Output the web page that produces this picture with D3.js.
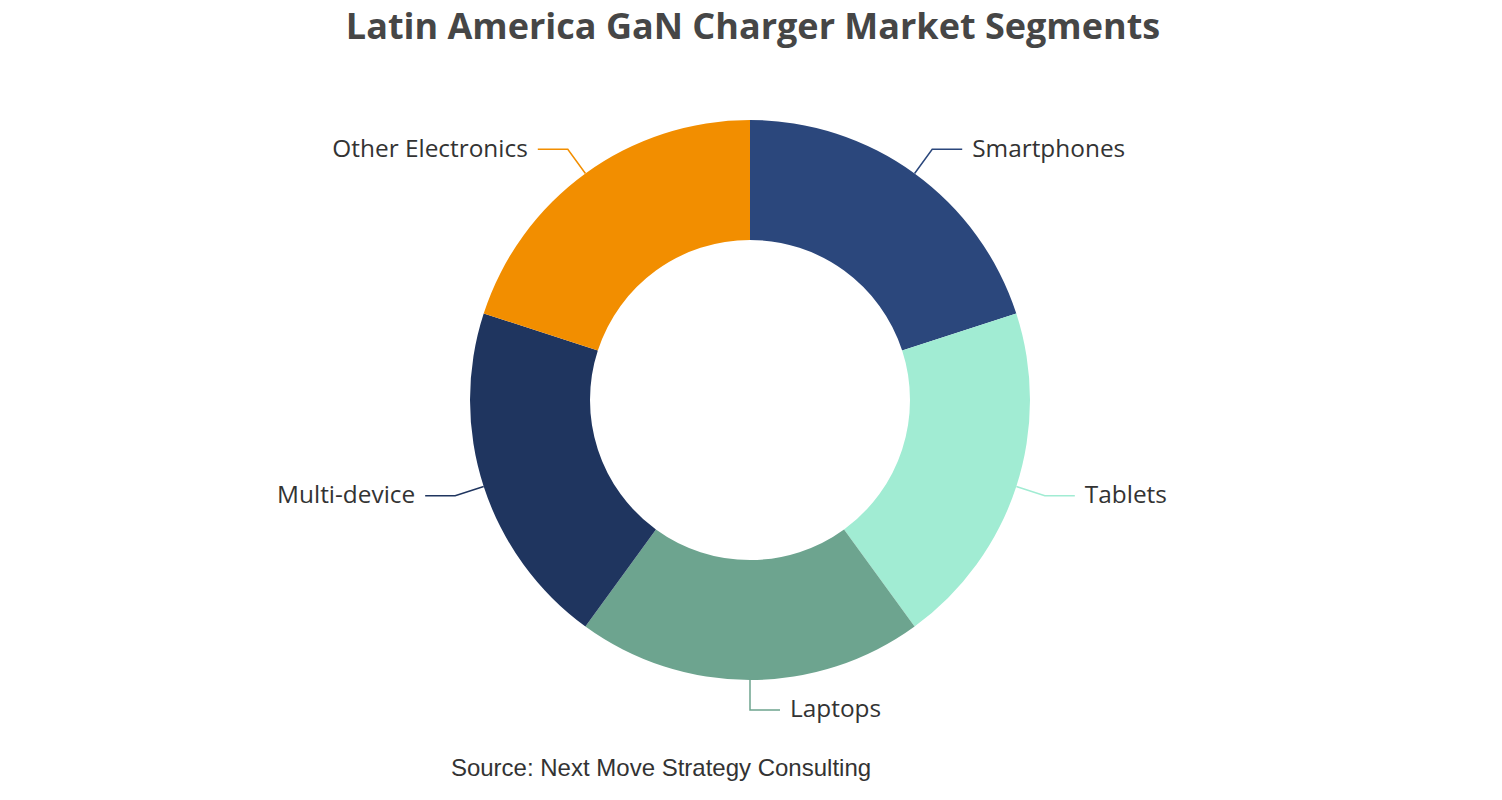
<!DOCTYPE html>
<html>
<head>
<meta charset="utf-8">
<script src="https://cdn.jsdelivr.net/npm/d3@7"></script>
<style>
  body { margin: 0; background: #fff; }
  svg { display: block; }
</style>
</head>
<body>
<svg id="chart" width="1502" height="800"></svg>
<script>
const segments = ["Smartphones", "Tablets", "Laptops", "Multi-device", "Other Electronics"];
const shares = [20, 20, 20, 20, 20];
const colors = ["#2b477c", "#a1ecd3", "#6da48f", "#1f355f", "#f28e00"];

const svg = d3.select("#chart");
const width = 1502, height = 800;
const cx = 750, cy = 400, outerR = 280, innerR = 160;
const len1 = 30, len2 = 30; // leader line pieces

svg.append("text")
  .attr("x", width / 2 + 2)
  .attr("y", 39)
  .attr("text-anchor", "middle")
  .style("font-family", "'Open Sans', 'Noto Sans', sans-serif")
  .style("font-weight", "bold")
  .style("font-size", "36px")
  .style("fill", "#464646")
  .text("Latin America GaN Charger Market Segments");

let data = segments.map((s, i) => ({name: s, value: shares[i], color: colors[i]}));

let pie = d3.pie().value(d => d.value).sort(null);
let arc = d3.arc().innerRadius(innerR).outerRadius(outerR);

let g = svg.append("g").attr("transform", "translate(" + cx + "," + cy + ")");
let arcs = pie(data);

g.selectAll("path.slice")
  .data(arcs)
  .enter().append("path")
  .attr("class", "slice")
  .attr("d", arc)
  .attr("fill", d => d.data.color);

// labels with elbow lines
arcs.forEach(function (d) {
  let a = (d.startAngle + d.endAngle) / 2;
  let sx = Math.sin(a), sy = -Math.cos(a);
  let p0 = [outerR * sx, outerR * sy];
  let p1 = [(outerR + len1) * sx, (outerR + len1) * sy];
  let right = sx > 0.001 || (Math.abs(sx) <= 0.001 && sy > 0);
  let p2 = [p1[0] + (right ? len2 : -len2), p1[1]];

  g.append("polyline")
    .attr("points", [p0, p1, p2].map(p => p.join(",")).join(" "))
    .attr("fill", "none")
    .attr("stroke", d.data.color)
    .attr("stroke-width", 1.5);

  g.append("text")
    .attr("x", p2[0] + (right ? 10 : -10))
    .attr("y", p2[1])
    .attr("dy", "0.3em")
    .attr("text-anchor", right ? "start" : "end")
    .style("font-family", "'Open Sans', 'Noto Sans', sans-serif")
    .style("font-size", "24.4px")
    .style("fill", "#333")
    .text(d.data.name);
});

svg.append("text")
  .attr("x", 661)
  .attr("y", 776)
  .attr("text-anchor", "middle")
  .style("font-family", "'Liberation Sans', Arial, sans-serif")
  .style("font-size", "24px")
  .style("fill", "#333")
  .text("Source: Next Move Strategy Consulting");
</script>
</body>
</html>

Request — Write out the listing above exactly as it stands, pictures excluded.

Output below —
Output the web page that produces this picture with D3.js.
<!DOCTYPE html>
<html>
<head>
<meta charset="utf-8">
<script src="https://cdn.jsdelivr.net/npm/d3@7"></script>
<style>
  body { margin: 0; background: #fff; }
  svg { display: block; }
</style>
</head>
<body>
<svg id="chart" width="1502" height="800"></svg>
<script>
const segments = ["Smartphones", "Tablets", "Laptops", "Multi-device", "Other Electronics"];
const shares = [20, 20, 20, 20, 20];
const colors = ["#2b477c", "#a1ecd3", "#6da48f", "#1f355f", "#f28e00"];

const svg = d3.select("#chart");
const width = 1502, height = 800;
const cx = 750, cy = 400, outerR = 280, innerR = 160;
const len1 = 30, len2 = 30; // leader line pieces

svg.append("text")
  .attr("x", width / 2 + 2)
  .attr("y", 39)
  .attr("text-anchor", "middle")
  .style("font-family", "'Open Sans', 'Noto Sans', sans-serif")
  .style("font-weight", "bold")
  .style("font-size", "36px")
  .style("fill", "#464646")
  .text("Latin America GaN Charger Market Segments");

let data = segments.map((s, i) => ({name: s, value: shares[i], color: colors[i]}));

let pie = d3.pie().value(d => d.value).sort(null);
let arc = d3.arc().innerRadius(innerR).outerRadius(outerR);

let g = svg.append("g").attr("transform", "translate(" + cx + "," + cy + ")");
let arcs = pie(data);

g.selectAll("path.slice")
  .data(arcs)
  .enter().append("path")
  .attr("class", "slice")
  .attr("d", arc)
  .attr("fill", d => d.data.color);

// labels with elbow lines
arcs.forEach(function (d) {
  let a = (d.startAngle + d.endAngle) / 2;
  let sx = Math.sin(a), sy = -Math.cos(a);
  let p0 = [outerR * sx, outerR * sy];
  let p1 = [(outerR + len1) * sx, (outerR + len1) * sy];
  let right = sx > 0.001 || (Math.abs(sx) <= 0.001 && sy > 0);
  let p2 = [p1[0] + (right ? len2 : -len2), p1[1]];

  g.append("polyline")
    .attr("points", [p0, p1, p2].map(p => p.join(",")).join(" "))
    .attr("fill", "none")
    .attr("stroke", d.data.color)
    .attr("stroke-width", 1.5);

  g.append("text")
    .attr("x", p2[0] + (right ? 10 : -10))
    .attr("y", p2[1])
    .attr("dy", "0.3em")
    .attr("text-anchor", right ? "start" : "end")
    .style("font-family", "'Open Sans', 'Noto Sans', sans-serif")
    .style("font-size", "24.4px")
    .style("fill", "#333")
    .text(d.data.name);
});

svg.append("text")
  .attr("x", 661)
  .attr("y", 776)
  .attr("text-anchor", "middle")
  .style("font-family", "'Liberation Sans', Arial, sans-serif")
  .style("font-size", "24px")
  .style("fill", "#333")
  .text("Source: Next Move Strategy Consulting");
</script>
</body>
</html>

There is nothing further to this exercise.